Well now TWICE the same person has complained about it... I don't know who it was, but both times, instead of talking to me about it directly they went to my boss. The first time I was told to just take it down off the wall, this time I was told to get rid of it and not do it anymore. If they would have talked with me directly the need for a second time could easily have been averted.
I'm really fucking stoked that people a) get upset enough to complain about something like that, and b) are to fucking pansied about the whole thing so as to make it something that my fucking boss has to intervene in. So now, despite not being the only one who ever does or says anything that is less than perfectly appropriate, I am, again, the bad, incorrigible seed who is unmanageable, rude, inconsiderate, immature.... etc.

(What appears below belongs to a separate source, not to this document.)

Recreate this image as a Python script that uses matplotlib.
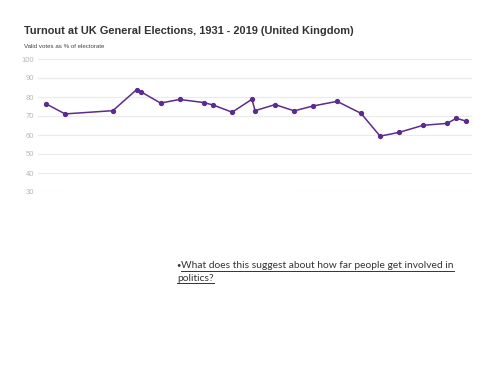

Whatever. The wall has been dismantled, it's component paper pieces recycled, it's component plastic piece put where they came from for re-use. One more aspect of why it was kind of alright still to work here skewered and left to die. I think I'm done talking at work unless it's strictly business related and anytime someone says something off color, of minor offensive, or directly making fun of me or any decision I make in my life (being vegetarian, not voting, etc) even if they are joking I'm going to complain about it directly to their manager with out talking to them about it first... apparently that's the way things are done in the real world. Every day it's a little less than tolerable.